*MATERIAL*
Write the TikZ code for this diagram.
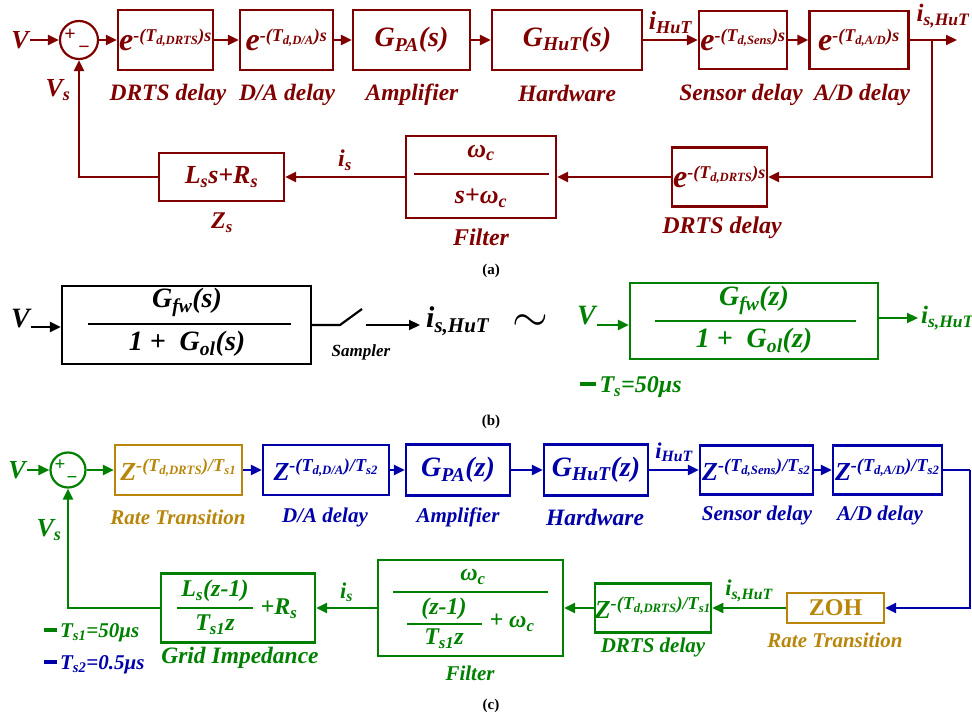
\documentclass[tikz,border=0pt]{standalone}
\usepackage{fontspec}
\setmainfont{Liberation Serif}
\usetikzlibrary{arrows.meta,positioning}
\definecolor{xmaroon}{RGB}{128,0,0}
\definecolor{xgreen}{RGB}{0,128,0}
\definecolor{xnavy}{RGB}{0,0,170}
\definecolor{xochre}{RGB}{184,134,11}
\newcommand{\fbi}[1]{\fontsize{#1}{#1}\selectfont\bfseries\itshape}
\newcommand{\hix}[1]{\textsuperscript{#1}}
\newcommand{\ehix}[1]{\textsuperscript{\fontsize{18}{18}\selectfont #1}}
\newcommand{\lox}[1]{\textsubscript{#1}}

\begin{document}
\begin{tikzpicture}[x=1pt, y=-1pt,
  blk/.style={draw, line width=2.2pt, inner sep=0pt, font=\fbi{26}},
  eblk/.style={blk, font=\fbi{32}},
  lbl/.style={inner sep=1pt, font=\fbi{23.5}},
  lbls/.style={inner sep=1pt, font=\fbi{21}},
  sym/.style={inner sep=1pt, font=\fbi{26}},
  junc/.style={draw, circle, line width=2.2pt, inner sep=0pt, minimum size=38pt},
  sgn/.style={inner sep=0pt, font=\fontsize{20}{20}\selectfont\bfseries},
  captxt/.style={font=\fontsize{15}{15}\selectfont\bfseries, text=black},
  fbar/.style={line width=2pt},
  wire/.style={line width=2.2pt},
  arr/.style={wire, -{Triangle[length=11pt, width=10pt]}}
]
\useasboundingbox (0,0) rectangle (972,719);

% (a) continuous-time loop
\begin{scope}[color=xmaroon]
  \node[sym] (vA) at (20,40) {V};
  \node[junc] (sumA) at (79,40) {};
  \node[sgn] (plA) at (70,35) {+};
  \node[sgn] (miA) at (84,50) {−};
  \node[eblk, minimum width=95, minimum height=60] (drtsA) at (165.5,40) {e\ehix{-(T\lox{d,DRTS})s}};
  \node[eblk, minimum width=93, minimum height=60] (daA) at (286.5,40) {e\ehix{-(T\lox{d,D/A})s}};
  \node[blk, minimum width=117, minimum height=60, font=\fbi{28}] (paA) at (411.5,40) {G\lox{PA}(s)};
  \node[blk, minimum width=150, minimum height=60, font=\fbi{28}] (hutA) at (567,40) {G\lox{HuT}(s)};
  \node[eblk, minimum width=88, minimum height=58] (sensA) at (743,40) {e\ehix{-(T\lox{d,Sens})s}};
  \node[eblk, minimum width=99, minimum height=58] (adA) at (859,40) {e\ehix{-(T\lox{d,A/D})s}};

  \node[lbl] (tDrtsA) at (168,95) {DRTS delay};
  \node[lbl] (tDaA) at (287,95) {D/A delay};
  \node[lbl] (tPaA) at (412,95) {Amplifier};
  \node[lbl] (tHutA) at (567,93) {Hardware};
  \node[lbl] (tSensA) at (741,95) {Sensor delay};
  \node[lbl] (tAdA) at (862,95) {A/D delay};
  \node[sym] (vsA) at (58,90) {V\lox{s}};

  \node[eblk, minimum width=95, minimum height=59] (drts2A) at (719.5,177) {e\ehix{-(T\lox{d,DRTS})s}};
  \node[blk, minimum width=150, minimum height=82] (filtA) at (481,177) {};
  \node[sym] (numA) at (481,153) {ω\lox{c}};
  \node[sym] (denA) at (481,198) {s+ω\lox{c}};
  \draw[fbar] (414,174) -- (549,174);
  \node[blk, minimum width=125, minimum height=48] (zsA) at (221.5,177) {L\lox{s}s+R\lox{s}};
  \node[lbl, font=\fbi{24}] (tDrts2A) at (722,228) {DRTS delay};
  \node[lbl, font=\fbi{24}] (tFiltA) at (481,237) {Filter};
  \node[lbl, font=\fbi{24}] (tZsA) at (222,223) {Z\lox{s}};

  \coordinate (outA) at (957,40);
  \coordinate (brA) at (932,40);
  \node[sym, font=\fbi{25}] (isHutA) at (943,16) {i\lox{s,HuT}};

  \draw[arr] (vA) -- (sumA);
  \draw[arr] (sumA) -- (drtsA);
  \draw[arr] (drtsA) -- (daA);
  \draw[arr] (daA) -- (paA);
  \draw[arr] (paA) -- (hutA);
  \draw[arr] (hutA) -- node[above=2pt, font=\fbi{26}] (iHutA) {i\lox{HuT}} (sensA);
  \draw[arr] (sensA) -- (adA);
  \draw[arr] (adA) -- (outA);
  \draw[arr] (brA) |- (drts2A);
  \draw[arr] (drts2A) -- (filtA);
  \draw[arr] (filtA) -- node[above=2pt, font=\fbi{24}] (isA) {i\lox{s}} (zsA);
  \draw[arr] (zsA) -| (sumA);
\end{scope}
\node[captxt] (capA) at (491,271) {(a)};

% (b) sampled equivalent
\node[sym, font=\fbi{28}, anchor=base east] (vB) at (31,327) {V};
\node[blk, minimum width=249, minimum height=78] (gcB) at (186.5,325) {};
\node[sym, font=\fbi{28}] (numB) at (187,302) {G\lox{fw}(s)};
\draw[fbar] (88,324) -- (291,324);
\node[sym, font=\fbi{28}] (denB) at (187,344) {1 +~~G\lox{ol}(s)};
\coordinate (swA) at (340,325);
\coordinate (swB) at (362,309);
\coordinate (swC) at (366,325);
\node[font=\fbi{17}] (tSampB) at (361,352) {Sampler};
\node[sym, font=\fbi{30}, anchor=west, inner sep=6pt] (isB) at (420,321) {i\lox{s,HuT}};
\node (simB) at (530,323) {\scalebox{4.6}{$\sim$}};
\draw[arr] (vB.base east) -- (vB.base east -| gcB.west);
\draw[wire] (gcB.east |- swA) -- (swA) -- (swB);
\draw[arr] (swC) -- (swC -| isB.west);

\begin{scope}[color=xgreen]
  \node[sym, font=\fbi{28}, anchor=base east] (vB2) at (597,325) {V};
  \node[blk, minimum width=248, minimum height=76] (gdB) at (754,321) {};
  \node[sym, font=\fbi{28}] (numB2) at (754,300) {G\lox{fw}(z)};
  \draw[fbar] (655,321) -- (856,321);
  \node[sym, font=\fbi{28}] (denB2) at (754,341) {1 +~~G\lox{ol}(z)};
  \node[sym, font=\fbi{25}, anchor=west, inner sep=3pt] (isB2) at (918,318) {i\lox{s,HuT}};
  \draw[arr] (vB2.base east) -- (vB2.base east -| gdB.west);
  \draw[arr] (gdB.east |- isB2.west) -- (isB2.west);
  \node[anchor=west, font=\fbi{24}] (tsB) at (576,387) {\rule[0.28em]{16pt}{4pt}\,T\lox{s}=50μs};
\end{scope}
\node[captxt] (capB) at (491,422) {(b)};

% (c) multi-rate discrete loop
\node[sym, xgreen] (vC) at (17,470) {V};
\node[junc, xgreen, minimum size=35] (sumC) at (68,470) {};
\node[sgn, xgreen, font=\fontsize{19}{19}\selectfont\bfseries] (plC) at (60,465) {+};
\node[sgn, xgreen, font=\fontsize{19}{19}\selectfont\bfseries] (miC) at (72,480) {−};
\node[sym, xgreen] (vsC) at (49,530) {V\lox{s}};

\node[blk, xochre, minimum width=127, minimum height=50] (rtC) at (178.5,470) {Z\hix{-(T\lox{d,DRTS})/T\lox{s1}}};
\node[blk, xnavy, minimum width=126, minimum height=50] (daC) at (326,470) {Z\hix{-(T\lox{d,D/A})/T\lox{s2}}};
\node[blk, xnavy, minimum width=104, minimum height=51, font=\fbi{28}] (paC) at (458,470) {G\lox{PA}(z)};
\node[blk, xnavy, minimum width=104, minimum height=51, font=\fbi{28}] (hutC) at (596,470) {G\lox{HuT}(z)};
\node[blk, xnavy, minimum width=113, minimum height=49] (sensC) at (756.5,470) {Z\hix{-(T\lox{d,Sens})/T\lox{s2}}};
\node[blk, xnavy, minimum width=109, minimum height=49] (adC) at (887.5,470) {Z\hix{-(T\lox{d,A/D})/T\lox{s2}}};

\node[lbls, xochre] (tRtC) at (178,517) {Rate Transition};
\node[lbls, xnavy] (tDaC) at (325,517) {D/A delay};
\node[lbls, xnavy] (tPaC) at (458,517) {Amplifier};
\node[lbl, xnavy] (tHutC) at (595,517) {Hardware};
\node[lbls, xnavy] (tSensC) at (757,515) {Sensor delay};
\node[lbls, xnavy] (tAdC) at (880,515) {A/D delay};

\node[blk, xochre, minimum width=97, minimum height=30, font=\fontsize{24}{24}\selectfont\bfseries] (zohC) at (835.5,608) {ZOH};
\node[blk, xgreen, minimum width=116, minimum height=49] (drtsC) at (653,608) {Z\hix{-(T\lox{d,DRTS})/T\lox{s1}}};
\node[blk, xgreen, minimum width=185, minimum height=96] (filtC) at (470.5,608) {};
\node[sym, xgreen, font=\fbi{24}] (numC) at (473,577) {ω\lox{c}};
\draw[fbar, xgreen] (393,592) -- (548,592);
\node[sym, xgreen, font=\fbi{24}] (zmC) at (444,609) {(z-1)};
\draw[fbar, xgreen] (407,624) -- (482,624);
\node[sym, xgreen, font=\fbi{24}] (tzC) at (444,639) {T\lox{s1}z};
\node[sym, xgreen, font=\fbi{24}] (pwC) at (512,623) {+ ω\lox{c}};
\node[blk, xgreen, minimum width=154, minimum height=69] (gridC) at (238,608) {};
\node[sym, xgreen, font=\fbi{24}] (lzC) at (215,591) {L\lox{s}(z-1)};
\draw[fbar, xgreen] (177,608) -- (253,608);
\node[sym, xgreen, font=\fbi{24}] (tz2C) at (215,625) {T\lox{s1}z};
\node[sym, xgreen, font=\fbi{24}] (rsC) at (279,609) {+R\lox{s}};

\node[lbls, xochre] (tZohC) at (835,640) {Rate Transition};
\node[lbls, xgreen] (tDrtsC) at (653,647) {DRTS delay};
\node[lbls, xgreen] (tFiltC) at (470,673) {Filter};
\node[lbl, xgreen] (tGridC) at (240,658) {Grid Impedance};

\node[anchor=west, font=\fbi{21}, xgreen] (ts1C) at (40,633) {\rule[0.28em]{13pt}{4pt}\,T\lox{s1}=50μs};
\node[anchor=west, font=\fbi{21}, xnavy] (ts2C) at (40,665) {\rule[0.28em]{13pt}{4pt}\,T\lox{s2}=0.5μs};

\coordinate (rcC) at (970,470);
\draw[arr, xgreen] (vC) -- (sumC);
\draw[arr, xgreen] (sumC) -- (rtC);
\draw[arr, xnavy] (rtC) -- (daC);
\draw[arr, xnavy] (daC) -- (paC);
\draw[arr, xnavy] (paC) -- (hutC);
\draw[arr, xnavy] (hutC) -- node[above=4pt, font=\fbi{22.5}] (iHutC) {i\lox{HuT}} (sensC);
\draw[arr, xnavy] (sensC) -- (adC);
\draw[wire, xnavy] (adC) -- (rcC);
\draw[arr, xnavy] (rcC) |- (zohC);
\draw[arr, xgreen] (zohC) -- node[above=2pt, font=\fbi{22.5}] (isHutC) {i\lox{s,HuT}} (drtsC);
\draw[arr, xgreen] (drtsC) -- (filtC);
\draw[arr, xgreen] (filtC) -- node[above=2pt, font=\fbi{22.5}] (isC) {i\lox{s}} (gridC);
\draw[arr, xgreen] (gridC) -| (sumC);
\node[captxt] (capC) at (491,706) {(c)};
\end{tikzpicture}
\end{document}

--

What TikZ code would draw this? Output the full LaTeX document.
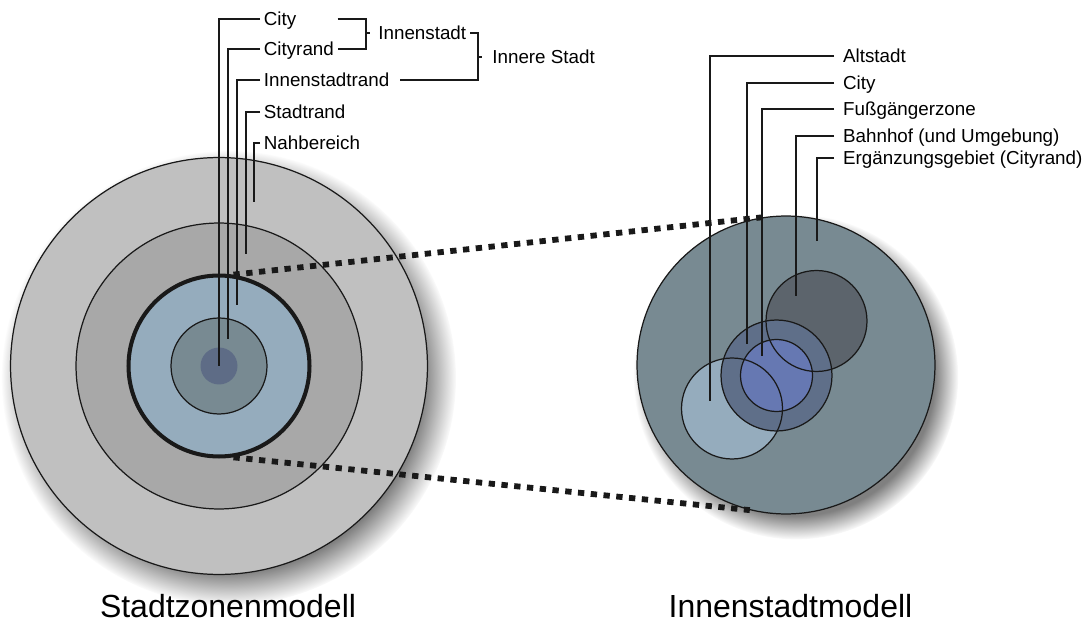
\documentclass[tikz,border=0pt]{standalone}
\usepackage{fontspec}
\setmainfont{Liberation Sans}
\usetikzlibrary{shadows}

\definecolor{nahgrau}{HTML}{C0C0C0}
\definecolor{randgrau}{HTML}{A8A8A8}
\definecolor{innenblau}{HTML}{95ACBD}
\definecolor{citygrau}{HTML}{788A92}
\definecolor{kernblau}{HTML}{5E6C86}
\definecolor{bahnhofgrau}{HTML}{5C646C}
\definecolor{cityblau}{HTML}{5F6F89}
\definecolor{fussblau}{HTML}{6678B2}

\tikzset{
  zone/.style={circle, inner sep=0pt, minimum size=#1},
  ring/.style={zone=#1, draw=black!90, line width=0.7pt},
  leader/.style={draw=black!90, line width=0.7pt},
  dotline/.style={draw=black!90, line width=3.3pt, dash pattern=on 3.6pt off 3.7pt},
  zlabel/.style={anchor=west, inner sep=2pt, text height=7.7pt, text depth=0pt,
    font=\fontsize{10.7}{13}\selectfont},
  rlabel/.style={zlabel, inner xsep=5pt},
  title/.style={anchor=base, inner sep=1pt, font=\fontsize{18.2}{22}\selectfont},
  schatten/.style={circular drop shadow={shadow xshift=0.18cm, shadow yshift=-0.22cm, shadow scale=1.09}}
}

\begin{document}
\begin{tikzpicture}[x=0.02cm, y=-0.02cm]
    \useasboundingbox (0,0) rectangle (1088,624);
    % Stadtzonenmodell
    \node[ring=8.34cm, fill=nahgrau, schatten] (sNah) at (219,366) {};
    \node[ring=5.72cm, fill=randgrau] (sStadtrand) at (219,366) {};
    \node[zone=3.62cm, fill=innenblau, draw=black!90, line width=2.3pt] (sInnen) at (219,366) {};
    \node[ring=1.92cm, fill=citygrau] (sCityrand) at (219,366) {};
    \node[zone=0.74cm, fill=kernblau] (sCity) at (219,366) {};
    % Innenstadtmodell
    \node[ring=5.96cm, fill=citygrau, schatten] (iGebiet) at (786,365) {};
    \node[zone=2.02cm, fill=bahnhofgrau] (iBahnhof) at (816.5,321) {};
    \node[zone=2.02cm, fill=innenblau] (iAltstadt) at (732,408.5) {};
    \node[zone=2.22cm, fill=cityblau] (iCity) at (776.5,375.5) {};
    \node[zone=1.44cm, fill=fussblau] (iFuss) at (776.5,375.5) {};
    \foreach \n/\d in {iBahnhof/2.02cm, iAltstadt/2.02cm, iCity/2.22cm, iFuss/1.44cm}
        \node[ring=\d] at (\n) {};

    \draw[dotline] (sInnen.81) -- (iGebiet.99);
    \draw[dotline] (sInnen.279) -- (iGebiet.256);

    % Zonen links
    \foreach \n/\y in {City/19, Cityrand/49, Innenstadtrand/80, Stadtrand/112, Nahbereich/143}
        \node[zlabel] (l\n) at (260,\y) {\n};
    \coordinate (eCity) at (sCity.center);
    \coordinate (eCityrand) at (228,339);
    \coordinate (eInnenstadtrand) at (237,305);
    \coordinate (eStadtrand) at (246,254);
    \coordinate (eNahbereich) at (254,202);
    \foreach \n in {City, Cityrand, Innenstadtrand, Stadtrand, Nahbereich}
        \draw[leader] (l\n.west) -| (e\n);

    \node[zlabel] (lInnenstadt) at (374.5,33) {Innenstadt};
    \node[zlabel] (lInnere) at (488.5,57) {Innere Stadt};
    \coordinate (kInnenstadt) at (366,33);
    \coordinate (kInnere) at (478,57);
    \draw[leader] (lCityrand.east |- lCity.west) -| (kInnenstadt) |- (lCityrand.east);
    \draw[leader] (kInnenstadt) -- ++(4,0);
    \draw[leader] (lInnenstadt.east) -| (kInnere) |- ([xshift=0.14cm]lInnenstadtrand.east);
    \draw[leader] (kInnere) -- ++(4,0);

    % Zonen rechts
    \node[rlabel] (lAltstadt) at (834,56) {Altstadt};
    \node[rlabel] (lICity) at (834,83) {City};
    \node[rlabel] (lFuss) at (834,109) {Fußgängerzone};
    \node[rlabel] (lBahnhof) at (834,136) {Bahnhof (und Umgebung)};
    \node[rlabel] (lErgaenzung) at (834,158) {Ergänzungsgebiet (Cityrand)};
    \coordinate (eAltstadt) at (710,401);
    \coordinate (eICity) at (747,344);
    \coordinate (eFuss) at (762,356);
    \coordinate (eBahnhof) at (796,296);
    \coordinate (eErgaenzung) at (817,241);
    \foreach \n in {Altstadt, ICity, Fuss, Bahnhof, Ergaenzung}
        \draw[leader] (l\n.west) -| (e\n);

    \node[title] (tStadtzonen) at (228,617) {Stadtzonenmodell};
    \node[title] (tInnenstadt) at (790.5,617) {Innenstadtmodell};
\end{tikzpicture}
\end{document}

---

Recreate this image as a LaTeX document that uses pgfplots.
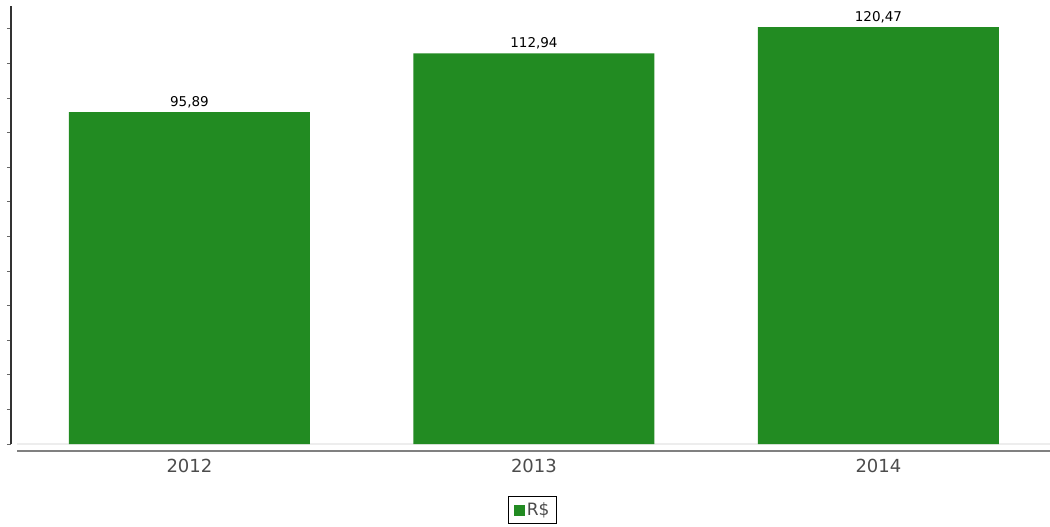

*WHAT IS BEING ASKED*
Look through the listing and extract every line with "this" in it.

*EXERCISE RESULT*
Write the TikZ code for this diagram.
What TikZ code would draw this? Output the full LaTeX document.
Recreate this image as a LaTeX document that uses pgfplots.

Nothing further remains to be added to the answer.